Mercer Wealth, which globally has $160 billion in AUM, plans to boost its AUM in the region to $2-$3bn in the next 2-3 years from the present $1bn, said Yasir AbuShaban, a Dubai-based principal with Mercer Wealth.

Within the next two to three years, we are looking at reaching $2 to $3 billion as a conservative estimate and we do see an opportunity to do so,” said Mr AbuShaban.

Mercer does not directly make investments, but allocates clients’ money they have discretion to, to professional asset managers. They also provide advice to clients.

“We have buying power. We can negotiate on their (client’s) behalf with asset managers to provide them lower fees than they otherwise would have to get on their own,” he added.

Mercer Wealth’s clients include sovereign wealth funds, family offices, and insurance companies among others.

From its office in Dubai, Mercer also looks after Africa, India and Turkey, where they also see opportunity for growth.

Wealth creation in Middle East and Africa (MEA) grew 8.5 per cent to $8.1 trillion last year from $7.5tn in 2015, higher than last year’s global average of 6 per cent and the second-highest growth in a region after Asia-Pacific which grew 9.9 per cent, according to consultancy Boston Consulting Group (BCG). In the region, where wealth grew just 1.9 per cent in 2015 compared with 2014, a pickup in oil prices has helped in wealth generation.
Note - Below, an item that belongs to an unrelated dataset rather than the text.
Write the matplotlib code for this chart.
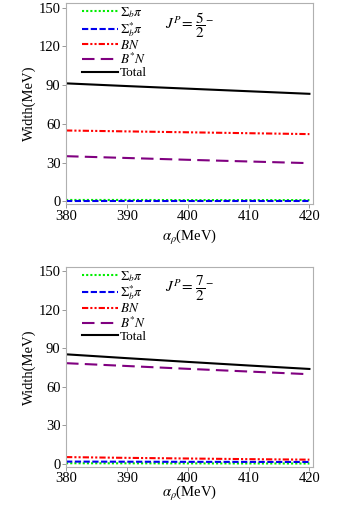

BCG is forecasting MEA wealth will rise to $12tn by 2021, growing at an annual average of 8 per cent.

Drivers of wealth generation in the region will be split evenly between new wealth creation and growth of performance of existing assets, according to BCG.

Another general trend in the region is clients’ looking for a comprehensive approach to investing, according to Mr AbuShaban.

“Institutional investors or some of the families are seeing a slowdown in the available capital they have to invest and in that sense they are looking at optimizing the way they manage their portfolios and making sure they are not investing haphazardly and different parts of their investment are working together,” said Mr AbuShaban.

Some clients also have a higher appetite for risk, given the low interest-rate environment that does not provide enough yield for some institutional investors. These clients are keen to invest in illiquid assets, such as private equity and infrastructure.

“What we have seen is a desire for higher returns in what has been a low-return environment specifically in various fixed income or bonds,” he said.

“In this environment, we have seen a de facto increase in the risk that clients are taking in things like illiquid investments, private equity investments, infrastructure and private debt, those kind of investments were higher illiquidity results in incrementally higher returns.”

The Abu Dhabi Investment Authority, one of the largest sovereign wealth funds, said in its 2016 report that has gradually increased its exposure in direct private equity and private credit transactions, mainly in Asian markets and especially in China and India. The authority’s private equity department focused on structured equities owing to “their defensive characteristics.”